"""

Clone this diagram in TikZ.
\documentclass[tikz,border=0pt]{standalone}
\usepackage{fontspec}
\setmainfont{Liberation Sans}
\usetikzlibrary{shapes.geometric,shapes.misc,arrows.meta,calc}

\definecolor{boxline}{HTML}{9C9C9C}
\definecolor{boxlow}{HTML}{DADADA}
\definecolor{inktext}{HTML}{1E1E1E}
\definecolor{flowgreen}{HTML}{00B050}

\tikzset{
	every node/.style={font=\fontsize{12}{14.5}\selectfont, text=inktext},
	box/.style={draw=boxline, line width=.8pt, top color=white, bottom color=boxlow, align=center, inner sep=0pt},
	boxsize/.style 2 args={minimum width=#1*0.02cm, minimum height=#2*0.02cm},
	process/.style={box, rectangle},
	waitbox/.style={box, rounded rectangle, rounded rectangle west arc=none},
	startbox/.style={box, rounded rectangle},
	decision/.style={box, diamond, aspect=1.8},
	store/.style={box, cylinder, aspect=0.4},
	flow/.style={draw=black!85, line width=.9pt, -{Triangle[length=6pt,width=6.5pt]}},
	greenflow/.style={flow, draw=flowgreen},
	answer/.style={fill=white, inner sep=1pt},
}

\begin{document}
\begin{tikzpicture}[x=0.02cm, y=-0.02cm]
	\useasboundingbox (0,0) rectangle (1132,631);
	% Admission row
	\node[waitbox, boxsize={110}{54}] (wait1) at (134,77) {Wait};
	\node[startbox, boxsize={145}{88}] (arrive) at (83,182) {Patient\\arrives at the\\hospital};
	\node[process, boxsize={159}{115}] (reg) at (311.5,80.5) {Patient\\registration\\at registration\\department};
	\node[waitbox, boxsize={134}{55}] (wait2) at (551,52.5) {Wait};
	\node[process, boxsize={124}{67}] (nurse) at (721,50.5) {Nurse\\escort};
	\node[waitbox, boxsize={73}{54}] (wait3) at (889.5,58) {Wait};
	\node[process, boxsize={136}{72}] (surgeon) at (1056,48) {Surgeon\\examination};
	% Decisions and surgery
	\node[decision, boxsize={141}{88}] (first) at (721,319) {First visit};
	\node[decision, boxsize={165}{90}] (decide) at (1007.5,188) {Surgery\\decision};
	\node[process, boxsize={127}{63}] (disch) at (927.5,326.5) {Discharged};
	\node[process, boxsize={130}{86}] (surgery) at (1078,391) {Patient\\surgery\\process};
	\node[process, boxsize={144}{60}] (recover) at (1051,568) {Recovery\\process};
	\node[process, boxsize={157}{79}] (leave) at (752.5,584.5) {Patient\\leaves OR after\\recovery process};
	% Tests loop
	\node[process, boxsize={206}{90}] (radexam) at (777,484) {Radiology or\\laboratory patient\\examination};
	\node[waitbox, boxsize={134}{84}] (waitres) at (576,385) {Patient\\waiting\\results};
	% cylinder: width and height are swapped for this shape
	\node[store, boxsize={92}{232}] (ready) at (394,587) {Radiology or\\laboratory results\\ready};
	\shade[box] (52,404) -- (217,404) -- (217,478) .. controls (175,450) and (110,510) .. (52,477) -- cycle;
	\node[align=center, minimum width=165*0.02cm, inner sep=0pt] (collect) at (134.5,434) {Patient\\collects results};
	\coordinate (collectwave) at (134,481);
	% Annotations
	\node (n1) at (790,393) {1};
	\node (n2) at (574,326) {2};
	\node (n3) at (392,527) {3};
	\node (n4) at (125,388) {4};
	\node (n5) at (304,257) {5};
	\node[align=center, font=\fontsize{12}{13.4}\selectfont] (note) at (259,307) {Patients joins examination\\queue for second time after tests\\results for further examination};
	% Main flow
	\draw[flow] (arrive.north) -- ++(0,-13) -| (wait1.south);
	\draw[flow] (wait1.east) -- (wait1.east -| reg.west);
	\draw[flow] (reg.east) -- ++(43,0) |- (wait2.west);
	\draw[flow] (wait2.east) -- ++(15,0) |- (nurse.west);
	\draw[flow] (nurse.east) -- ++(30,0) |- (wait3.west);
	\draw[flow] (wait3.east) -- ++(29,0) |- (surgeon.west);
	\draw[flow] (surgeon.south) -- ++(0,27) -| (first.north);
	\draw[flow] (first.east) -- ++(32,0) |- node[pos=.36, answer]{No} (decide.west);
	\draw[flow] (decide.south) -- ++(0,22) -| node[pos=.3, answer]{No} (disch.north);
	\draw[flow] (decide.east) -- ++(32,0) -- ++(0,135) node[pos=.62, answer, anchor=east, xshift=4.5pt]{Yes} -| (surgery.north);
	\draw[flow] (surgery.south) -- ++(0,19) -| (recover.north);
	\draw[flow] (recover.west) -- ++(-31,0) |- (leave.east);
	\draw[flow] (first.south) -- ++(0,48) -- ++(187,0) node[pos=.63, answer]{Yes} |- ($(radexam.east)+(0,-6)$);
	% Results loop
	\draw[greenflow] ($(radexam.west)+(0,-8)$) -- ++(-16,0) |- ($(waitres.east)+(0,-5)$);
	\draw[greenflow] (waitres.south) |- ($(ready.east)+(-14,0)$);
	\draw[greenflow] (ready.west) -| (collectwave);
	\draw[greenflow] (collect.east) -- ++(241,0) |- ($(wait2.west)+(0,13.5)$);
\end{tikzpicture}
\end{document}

"""

**AIM**
Restate the data above exactly, keeping each word as it stands.

**ANSWER BELOW**
Clone this diagram in TikZ.
\documentclass[tikz,border=0pt]{standalone}
\usepackage{fontspec}
\setmainfont{Liberation Sans}
\usetikzlibrary{shapes.geometric,shapes.misc,arrows.meta,calc}

\definecolor{boxline}{HTML}{9C9C9C}
\definecolor{boxlow}{HTML}{DADADA}
\definecolor{inktext}{HTML}{1E1E1E}
\definecolor{flowgreen}{HTML}{00B050}

\tikzset{
	every node/.style={font=\fontsize{12}{14.5}\selectfont, text=inktext},
	box/.style={draw=boxline, line width=.8pt, top color=white, bottom color=boxlow, align=center, inner sep=0pt},
	boxsize/.style 2 args={minimum width=#1*0.02cm, minimum height=#2*0.02cm},
	process/.style={box, rectangle},
	waitbox/.style={box, rounded rectangle, rounded rectangle west arc=none},
	startbox/.style={box, rounded rectangle},
	decision/.style={box, diamond, aspect=1.8},
	store/.style={box, cylinder, aspect=0.4},
	flow/.style={draw=black!85, line width=.9pt, -{Triangle[length=6pt,width=6.5pt]}},
	greenflow/.style={flow, draw=flowgreen},
	answer/.style={fill=white, inner sep=1pt},
}

\begin{document}
\begin{tikzpicture}[x=0.02cm, y=-0.02cm]
	\useasboundingbox (0,0) rectangle (1132,631);
	% Admission row
	\node[waitbox, boxsize={110}{54}] (wait1) at (134,77) {Wait};
	\node[startbox, boxsize={145}{88}] (arrive) at (83,182) {Patient\\arrives at the\\hospital};
	\node[process, boxsize={159}{115}] (reg) at (311.5,80.5) {Patient\\registration\\at registration\\department};
	\node[waitbox, boxsize={134}{55}] (wait2) at (551,52.5) {Wait};
	\node[process, boxsize={124}{67}] (nurse) at (721,50.5) {Nurse\\escort};
	\node[waitbox, boxsize={73}{54}] (wait3) at (889.5,58) {Wait};
	\node[process, boxsize={136}{72}] (surgeon) at (1056,48) {Surgeon\\examination};
	% Decisions and surgery
	\node[decision, boxsize={141}{88}] (first) at (721,319) {First visit};
	\node[decision, boxsize={165}{90}] (decide) at (1007.5,188) {Surgery\\decision};
	\node[process, boxsize={127}{63}] (disch) at (927.5,326.5) {Discharged};
	\node[process, boxsize={130}{86}] (surgery) at (1078,391) {Patient\\surgery\\process};
	\node[process, boxsize={144}{60}] (recover) at (1051,568) {Recovery\\process};
	\node[process, boxsize={157}{79}] (leave) at (752.5,584.5) {Patient\\leaves OR after\\recovery process};
	% Tests loop
	\node[process, boxsize={206}{90}] (radexam) at (777,484) {Radiology or\\laboratory patient\\examination};
	\node[waitbox, boxsize={134}{84}] (waitres) at (576,385) {Patient\\waiting\\results};
	% cylinder: width and height are swapped for this shape
	\node[store, boxsize={92}{232}] (ready) at (394,587) {Radiology or\\laboratory results\\ready};
	\shade[box] (52,404) -- (217,404) -- (217,478) .. controls (175,450) and (110,510) .. (52,477) -- cycle;
	\node[align=center, minimum width=165*0.02cm, inner sep=0pt] (collect) at (134.5,434) {Patient\\collects results};
	\coordinate (collectwave) at (134,481);
	% Annotations
	\node (n1) at (790,393) {1};
	\node (n2) at (574,326) {2};
	\node (n3) at (392,527) {3};
	\node (n4) at (125,388) {4};
	\node (n5) at (304,257) {5};
	\node[align=center, font=\fontsize{12}{13.4}\selectfont] (note) at (259,307) {Patients joins examination\\queue for second time after tests\\results for further examination};
	% Main flow
	\draw[flow] (arrive.north) -- ++(0,-13) -| (wait1.south);
	\draw[flow] (wait1.east) -- (wait1.east -| reg.west);
	\draw[flow] (reg.east) -- ++(43,0) |- (wait2.west);
	\draw[flow] (wait2.east) -- ++(15,0) |- (nurse.west);
	\draw[flow] (nurse.east) -- ++(30,0) |- (wait3.west);
	\draw[flow] (wait3.east) -- ++(29,0) |- (surgeon.west);
	\draw[flow] (surgeon.south) -- ++(0,27) -| (first.north);
	\draw[flow] (first.east) -- ++(32,0) |- node[pos=.36, answer]{No} (decide.west);
	\draw[flow] (decide.south) -- ++(0,22) -| node[pos=.3, answer]{No} (disch.north);
	\draw[flow] (decide.east) -- ++(32,0) -- ++(0,135) node[pos=.62, answer, anchor=east, xshift=4.5pt]{Yes} -| (surgery.north);
	\draw[flow] (surgery.south) -- ++(0,19) -| (recover.north);
	\draw[flow] (recover.west) -- ++(-31,0) |- (leave.east);
	\draw[flow] (first.south) -- ++(0,48) -- ++(187,0) node[pos=.63, answer]{Yes} |- ($(radexam.east)+(0,-6)$);
	% Results loop
	\draw[greenflow] ($(radexam.west)+(0,-8)$) -- ++(-16,0) |- ($(waitres.east)+(0,-5)$);
	\draw[greenflow] (waitres.south) |- ($(ready.east)+(-14,0)$);
	\draw[greenflow] (ready.west) -| (collectwave);
	\draw[greenflow] (collect.east) -- ++(241,0) |- ($(wait2.west)+(0,13.5)$);
\end{tikzpicture}
\end{document}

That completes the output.